The hospital identified this opportunity through a community health needs assessment.

“Through that assessment, we look at a priority intervention areas within the community,” she said. “And lo and behold, we found that right in the middle part of Jefferson City, we have a community that needs assistance — whether it is around food insecurity or transportation or basic health services.”

She noted that “health” means vastly more than what takes place in a hospital or doctor’s office.

“It includes food security, access to basic screening and basic health services, and referral to those services,” she said. “It could be tied to access to transportation for people to get the services they need.”

That’s why having a centrally located site for basic health services is important, she said.

Mrs. Stafford is convinced that God is present and at work in all of this.

“Truly, this is revealing the healing presence of God, which is the mission of SSM Health,” she said. “So the idea that that’s what we strive to do every day inside the walls of the hospital, we can also do beyond those walls — it’s just divine!”

Hearing and doing

Mr. Lester noted that charitable services are an essential part of the Church’s mission.

“We know this is right because it’s what Jesus teaches us by word and example,” he said.

“I keep coming back to Matthew 25: ‘I was hungry and you fed Me. I was thirsty and you gave Me something to drink. Sick and you cared for Me, homeless and you gave Me a home, naked and you gave Me something to wear,’” Mr. Lester stated.

“I see all those things coming into focus, right here and right now,” he said.

He said having an integrated hub for services “makes it so much easier for people who are struggling, for our neighbors who are in need, to be able to come and have so many of their needs met in one place.”

He pointed out that the building was originally constructed for a holy purpose.

“It was built for sending men out into the world to share the Good News,” he said. “We might not be preaching from a pulpit, but when we give a box of healthy food to a senior citizen who needs it, we’re proclaiming the Good News to them.”

He cited a section of Pope Emeritus Benedict XVI’s encyclical letter “God Is Love” (“Deus Caritas Est”), in which he speaks of the Church’s charitable ministries growing up alongside her preaching and sacramental work from the earliest days.

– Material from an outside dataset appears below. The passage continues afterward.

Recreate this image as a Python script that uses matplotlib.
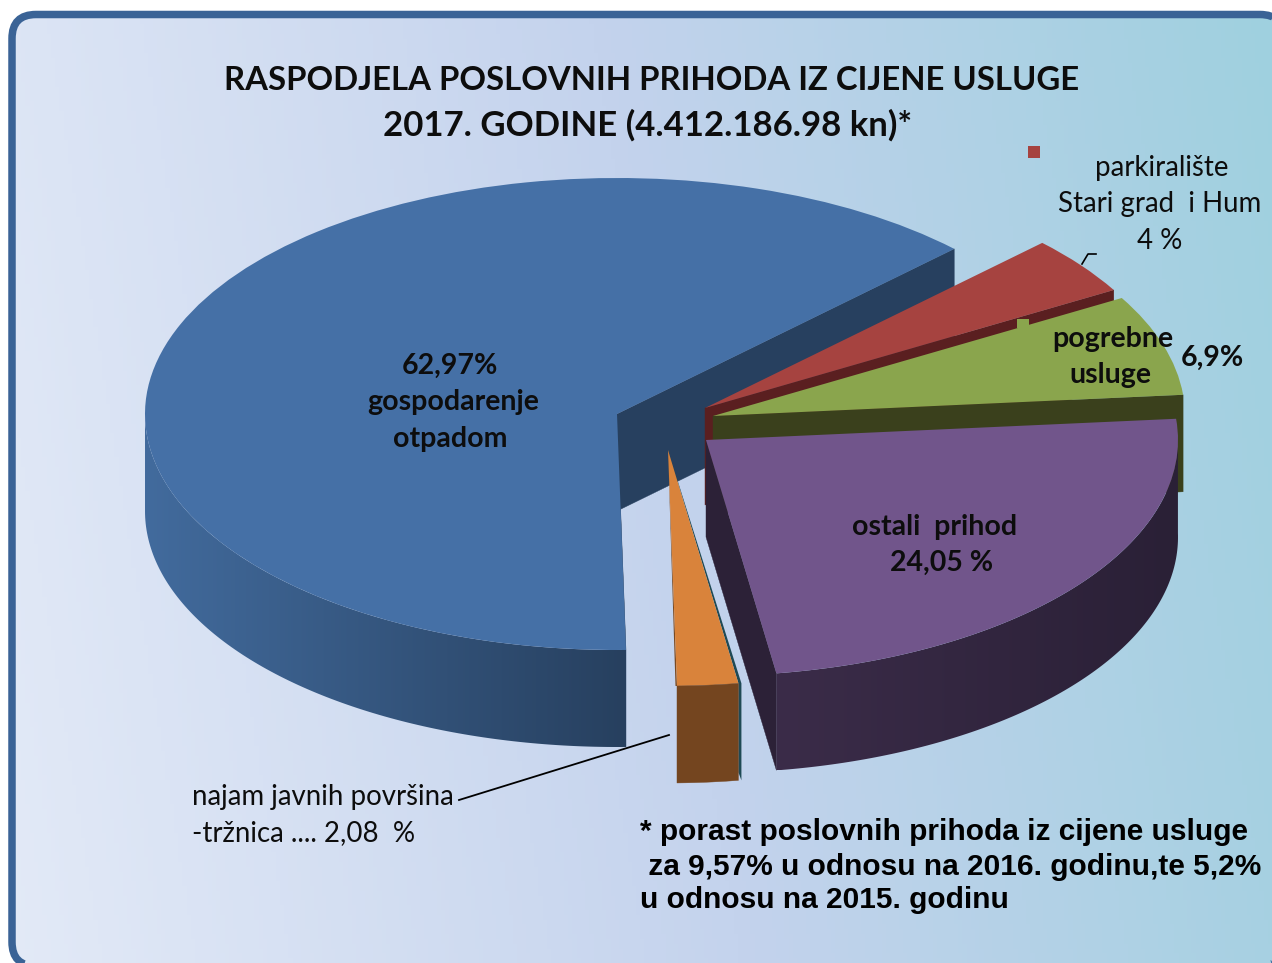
import numpy as np
import matplotlib.pyplot as plt
from matplotlib.colors import LinearSegmentedColormap
from matplotlib.patches import FancyBboxPatch, Polygon, Rectangle
from matplotlib.transforms import Affine2D

W, H = 1272, 963

# Chart data
categories = ["gospodarenje otpadom", "najam javnih površina - tržnica", "ostali prihod",
              "pogrebne usluge", "parkiralište Stari grad i Hum"]
shares = [62.97, 2.08, 24.05, 6.9, 4.0]
top_colors = ["#4570a6", "#d9833b", "#71558b", "#8aa54d", "#a64340"]
wall_colors = ["#27405f", "#74451f", "#2c2137", "#3a401c", "#5a1f20"]
# slice apex positions in pixels (exploded pie)
centers = [(617, 414), (668, 450), (706, 440), (713, 416), (705, 408)]

RADIUS = 472
SQUASH = 0.5
DEPTH = 97


def py(y):
    return H - y


def arc_points(i, t1, t2, n=60):
    a = np.radians(np.linspace(t1, t2, n))
    cx, cy = centers[i]
    return np.c_[cx + RADIUS * np.cos(a), py(cy) + RADIUS * SQUASH * np.sin(a)]


def cut_face(i, angle, color, z, dx=0):
    cx, cy = centers[i]
    e = arc_points(i, angle, angle, 1)[0]
    pts = [(cx, py(cy)), (e[0], e[1]), (e[0] + dx, e[1] - DEPTH), (cx + dx, py(cy) - DEPTH)]
    ax.add_patch(Polygon(pts, closed=True, fc=color, ec=color, lw=0.3, zorder=z))


def outer_wall(i, t1, t2, c1, c2, z):
    # shaded side of a slice, gradient runs left to right
    pts = arc_points(i, t1, t2, 120)
    poly = Polygon(np.r_[pts, (pts - [0, DEPTH])[::-1]], closed=True, fc="none", ec="none", zorder=z)
    ax.add_patch(poly)
    cm = LinearSegmentedColormap.from_list("wall", [c1, c2])
    x0, x1 = pts[:, 0].min(), pts[:, 0].max()
    y0, y1 = pts[:, 1].min() - DEPTH, pts[:, 1].max()
    im = ax.imshow(np.linspace(0, 1, 256).reshape(1, -1), extent=(x0, x1, y0, y1), cmap=cm,
                   aspect="auto", zorder=z)
    im.set_clip_path(poly)


fig = plt.figure(figsize=(W / 100, H / 100), dpi=100, facecolor="white")
ax = fig.add_axes([0, 0, 1, 1])

# Background panel with diagonal gradient
# the outline runs off the canvas, so flatten the curves or the corners get bent when clipped
xx, yy = np.meshgrid(np.linspace(0, 1, 300), np.linspace(1, 0, 200))
grad = xx + 0.12 * yy
cmap = LinearSegmentedColormap.from_list(
    "panel", [(0, "#e3eaf7"), (0.52, "#c4d3ed"), (1, "#9fd0df")])
box = FancyBboxPatch((12, py(966)), 1272, 951.5, boxstyle="round,pad=0,rounding_size=24")
panel = Polygon(box.get_path().to_polygons()[0], closed=True, fc="none", ec="#3a6396",
                lw=5.4, zorder=2)
ax.add_patch(panel)
img = ax.imshow(grad, extent=(0, W, 0, H), cmap=cmap, aspect="auto", zorder=1)
img.set_clip_path(panel)

# Pie tops from the share values
wedges, _ = ax.pie(shares, startangle=44.4, radius=RADIUS, center=(0, 0),
                   colors=top_colors, wedgeprops={"linewidth": 0}, frame=False)
thetas = [(w.theta1, w.theta2) for w in wedges]
top_z = [7, 14, 12, 10, 8]
for i, w in enumerate(wedges):
    cx, cy = centers[i]
    w.set_transform(Affine2D().scale(1, SQUASH).translate(cx, py(cy)) + ax.transData)
    w.set_zorder(top_z[i])
    w.set_clip_on(False)

# Blue slice: dark cut face and shaded outer wall
cut_face(0, thetas[0][0], wall_colors[0], 4)
cut_face(0, thetas[0][1], wall_colors[0], 4)
outer_wall(0, 180, thetas[0][1], "#426b9d", wall_colors[0], 5)

# Red and green slices only show their front cut faces
cut_face(4, thetas[4][0], wall_colors[4], 6)
cut_face(3, thetas[3][0], wall_colors[3], 9)

# Purple slice
cut_face(2, thetas[2][0], wall_colors[2], 11)
outer_wall(2, thetas[2][0], 361, "#3b2c49", "#2a2036", 11)

# Orange slice: brown front, teal sliver on the right
pts = arc_points(1, thetas[1][0], thetas[1][1], 8)
ax.add_patch(Polygon(np.r_[pts, (pts - [0, DEPTH])[::-1]], closed=True,
                     fc=wall_colors[1], ec=wall_colors[1], lw=0.3, zorder=14))
e = arc_points(1, thetas[1][1], thetas[1][1], 1)[0]
ox, oy = centers[1]
ax.add_patch(Polygon([(ox, py(oy)), (e[0] + 3, e[1]), (e[0] + 3, e[1] - DEPTH),
                      (e[0], e[1] - DEPTH + 8), (e[0], e[1])],
                     closed=True, fc="#1f4a55", ec="none", zorder=13))
s = arc_points(1, thetas[1][0], thetas[1][0], 1)[0]
ax.add_patch(Polygon([(ox, py(oy)), (s[0], s[1]), (s[0] - 1.5, s[1])],
                     closed=True, fc="#7a4a22", ec="none", zorder=13))

# Legend keys left by the data labels
ax.add_patch(Rectangle((1028, py(158)), 12, 12, fc=top_colors[4], ec="none", zorder=20))
ax.add_patch(Rectangle((1017, py(328)), 12, 9, fc=top_colors[3], ec="none", zorder=9))

# Leader lines
ax.plot([1082, 1088, 1096], [py(264), py(254), py(254)], color="black", lw=1.2, zorder=20)
ax.plot([459, 669], [py(800), py(735)], color="black", lw=1.3, zorder=20)

ax.set_xlim(0, W)
ax.set_ylim(0, H)
ax.set_aspect("auto")
ax.axis("off")

# Texts
TITLE = "Lato"
ax.text(652, py(80), "RASPODJELA POSLOVNIH PRIHODA IZ CIJENE USLUGE", ha="center", va="center",
        fontsize=23.7, fontweight="bold", family=TITLE, color="#0d0d0d", zorder=30)
ax.text(648, py(125), "2017. GODINE (4.412.186.98 kn)*", ha="center", va="center",
        fontsize=25, fontweight="bold", family=TITLE, color="#0d0d0d", zorder=30)


def label(x, y, s, bold=False):
    ax.text(x, py(y + 1), s, ha="center", va="center", family=TITLE,
            fontsize=20.5 if bold else 19.9,
            fontweight="bold" if bold else "normal", color="#0d0d0d", zorder=30)


label(450, 365, "62,97%", True)
label(453, 401, "gospodarenje", True)
label(450, 438, "otpadom", True)
label(935, 526, "ostali  prihod", True)
label(942, 562, "24,05 %", True)
label(1113, 338, "pogrebne", True)
label(1110, 374, "usluge", True)
label(1212, 357, "6,9%", True)
label(1162, 167, "parkiralište")
label(1160, 203, "Stari grad  i Hum")
label(1160, 240, "4 %")
ax.text(192, py(797), "najam javnih površina", ha="left", va="center", fontsize=19.9,
        family=TITLE, color="#0d0d0d", zorder=30)
ax.text(192, py(833), "-tržnica .... 2,08  %", ha="left", va="center", fontsize=19.9,
        family=TITLE, color="#0d0d0d", zorder=30)

note = ["* porast poslovnih prihoda iz cijene usluge",
        " za 9,57% u odnosu na 2016. godinu,te 5,2%",
        "u odnosu na 2015. godinu"]
for y, line in zip([832, 867, 900], note):
    ax.text(640, py(y), line, ha="left", va="center", fontsize=21.5, fontweight="bold",
            family="Liberation Sans", color="black", zorder=30)

fig.savefig("out.png", dpi=100)
plt.close(fig)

“Love for widows and orphans, prisoners and the sick and needy of every kind is as essential to her as the ministry of the sacraments and preaching of the Gospel,” Pope Benedict stated in Section 22.

Mr. Lester asked: “If everything that’s contained in the Word of God is telling us to go out and serve and we’re not doing that, are we really hearing what the Word has to say?”

It shall be opened

SSM Health is a Catholic, not-for-profit health system serving the comprehensive health needs of communities across the Midwest.

It includes SSM St. Mary’s Hospital‒Jefferson City and SSM St. Mary’s Hospital‒Audrain in Mexico.

Affiliated with the Jefferson City diocese and part of a national network of Catholic Charities agencies, CCCNMO provides a range of programs and services to people in need in to a 38-county service area in the diocese.

Help is given regardless of faith, culture or situation.

The “Open Hearts, Open Doors: A New Home for Catholic Charities” campaign was recently launched to transform the former Shikles Center into a premier health and social services center.

Plans call for the inclusion of a client choice food pantry, universal exam rooms for healthcare providers to utilize for screenings and other basic health services, classroom space for various programs, and the inclusion of Catholic Charities current services, including disaster recovery, housing and financial counseling, and immigration services.

Renovation is set to begin this fall and to be completed next year.